» Work required
Repeat the material below exactly, with no pictures.

[start]

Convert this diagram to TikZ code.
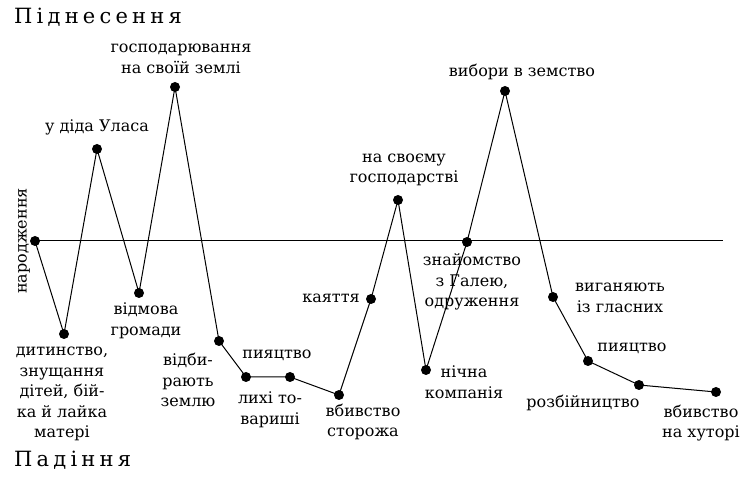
\documentclass[tikz,border=0pt]{standalone}
\usepackage{fontspec}
\setmainfont{DejaVu Serif}
\newfontfamily\spacedfont[LetterSpace=20]{DejaVu Serif}
\begin{document}
\begin{tikzpicture}[x=1pt,y=-1pt,
  dot/.style={circle,fill=black,inner sep=0pt,minimum size=10pt},
  lab/.style={font=\fontsize{16}{20.5}\selectfont, align=center, inner sep=0pt},
  ttl/.style={font=\spacedfont\fontsize{21}{24}\selectfont, anchor=west, inner sep=0pt},
  ln/.style={line width=1pt}]
\useasboundingbox[fill=white] (0,0) rectangle (756,481);
% points
\node[dot] (p1) at (35,241) {};
\node[dot] (p2) at (64,334) {};
\node[dot] (p3) at (97,149) {};
\node[dot] (p4) at (139,293) {};
\node[dot] (p5) at (175,87) {};
\node[dot] (p6) at (219,341) {};
\node[dot] (p7) at (246,377) {};
\node[dot] (p8) at (290,377) {};
\node[dot] (p9) at (339,395) {};
\node[dot] (p10) at (371,299) {};
\node[dot] (p11) at (398,200) {};
\node[dot] (p12) at (426,370) {};
\node[dot] (p13) at (467,242) {};
\node[dot] (p14) at (505,91) {};
\node[dot] (p15) at (553,297) {};
\node[dot] (p16) at (588,361) {};
\node[dot] (p17) at (639,385) {};
\node[dot] (p18) at (716,392) {};
\coordinate (axR) at (723,241);
% axis
\draw[ln] (p1.center) -- (axR);
% polyline
\draw[ln] (p1.center) -- (p2.center) -- (p3.center) -- (p4.center) -- (p5.center) -- (p6.center) -- (p7.center) -- (p8.center) -- (p9.center) -- (p10.center) -- (p11.center) -- (p12.center) -- (p13.center) -- (p14.center) -- (p15.center) -- (p16.center) -- (p17.center) -- (p18.center);
% titles
\node[ttl] (up) at (14,17) {Піднесення};
\node[ttl] (down) at (14,460) {Падіння};
% labels
\node[lab,rotate=90] (l1) at (24,241) {народження};
\node[lab] (l2) at (62,394) {дитинство,\\знущання\\дітей, бій-\\ка й лайка\\матері};
\node[lab] (l3) at (97,127) {у діда Уласа};
\node[lab] (l4) at (146,321) {відмова\\громади};
\node[lab] (l5) at (181,59) {господарювання\\на своїй землі};
\node[lab] (l6) at (188,380) {відби-\\рають\\землю};
\node[lab] (l7) at (270,410) {лихі то-\\вариші};
\node[lab] (l8) at (277,355) {пияцтво};
\node[lab] (l9) at (363,422) {вбивство\\сторожа};
\node[lab] (l10) at (331,298) {каяття};
\node[lab] (l11) at (404,170) {на своєму\\господарстві};
\node[lab] (l12) at (464,382) {нічна\\компанія};
\node[lab] (l13) at (472,282) {знайомство\\з Галею,\\одруження};
\node[lab] (l14) at (522,72) {вибори в земство};
\node[lab] (l15) at (620,298) {виганяють\\із гласних};
\node[lab] (l16) at (632,348) {пияцтво};
\node[lab] (l17) at (583,403) {розбійництво};
\node[lab] (l18) at (701,423) {вбивство\\на хуторі};
\end{tikzpicture}
\end{document}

[end]

» Solution to this exercise
Convert this diagram to TikZ code.
\documentclass[tikz,border=0pt]{standalone}
\usepackage{fontspec}
\setmainfont{DejaVu Serif}
\newfontfamily\spacedfont[LetterSpace=20]{DejaVu Serif}
\begin{document}
\begin{tikzpicture}[x=1pt,y=-1pt,
  dot/.style={circle,fill=black,inner sep=0pt,minimum size=10pt},
  lab/.style={font=\fontsize{16}{20.5}\selectfont, align=center, inner sep=0pt},
  ttl/.style={font=\spacedfont\fontsize{21}{24}\selectfont, anchor=west, inner sep=0pt},
  ln/.style={line width=1pt}]
\useasboundingbox[fill=white] (0,0) rectangle (756,481);
% points
\node[dot] (p1) at (35,241) {};
\node[dot] (p2) at (64,334) {};
\node[dot] (p3) at (97,149) {};
\node[dot] (p4) at (139,293) {};
\node[dot] (p5) at (175,87) {};
\node[dot] (p6) at (219,341) {};
\node[dot] (p7) at (246,377) {};
\node[dot] (p8) at (290,377) {};
\node[dot] (p9) at (339,395) {};
\node[dot] (p10) at (371,299) {};
\node[dot] (p11) at (398,200) {};
\node[dot] (p12) at (426,370) {};
\node[dot] (p13) at (467,242) {};
\node[dot] (p14) at (505,91) {};
\node[dot] (p15) at (553,297) {};
\node[dot] (p16) at (588,361) {};
\node[dot] (p17) at (639,385) {};
\node[dot] (p18) at (716,392) {};
\coordinate (axR) at (723,241);
% axis
\draw[ln] (p1.center) -- (axR);
% polyline
\draw[ln] (p1.center) -- (p2.center) -- (p3.center) -- (p4.center) -- (p5.center) -- (p6.center) -- (p7.center) -- (p8.center) -- (p9.center) -- (p10.center) -- (p11.center) -- (p12.center) -- (p13.center) -- (p14.center) -- (p15.center) -- (p16.center) -- (p17.center) -- (p18.center);
% titles
\node[ttl] (up) at (14,17) {Піднесення};
\node[ttl] (down) at (14,460) {Падіння};
% labels
\node[lab,rotate=90] (l1) at (24,241) {народження};
\node[lab] (l2) at (62,394) {дитинство,\\знущання\\дітей, бій-\\ка й лайка\\матері};
\node[lab] (l3) at (97,127) {у діда Уласа};
\node[lab] (l4) at (146,321) {відмова\\громади};
\node[lab] (l5) at (181,59) {господарювання\\на своїй землі};
\node[lab] (l6) at (188,380) {відби-\\рають\\землю};
\node[lab] (l7) at (270,410) {лихі то-\\вариші};
\node[lab] (l8) at (277,355) {пияцтво};
\node[lab] (l9) at (363,422) {вбивство\\сторожа};
\node[lab] (l10) at (331,298) {каяття};
\node[lab] (l11) at (404,170) {на своєму\\господарстві};
\node[lab] (l12) at (464,382) {нічна\\компанія};
\node[lab] (l13) at (472,282) {знайомство\\з Галею,\\одруження};
\node[lab] (l14) at (522,72) {вибори в земство};
\node[lab] (l15) at (620,298) {виганяють\\із гласних};
\node[lab] (l16) at (632,348) {пияцтво};
\node[lab] (l17) at (583,403) {розбійництво};
\node[lab] (l18) at (701,423) {вбивство\\на хуторі};
\end{tikzpicture}
\end{document}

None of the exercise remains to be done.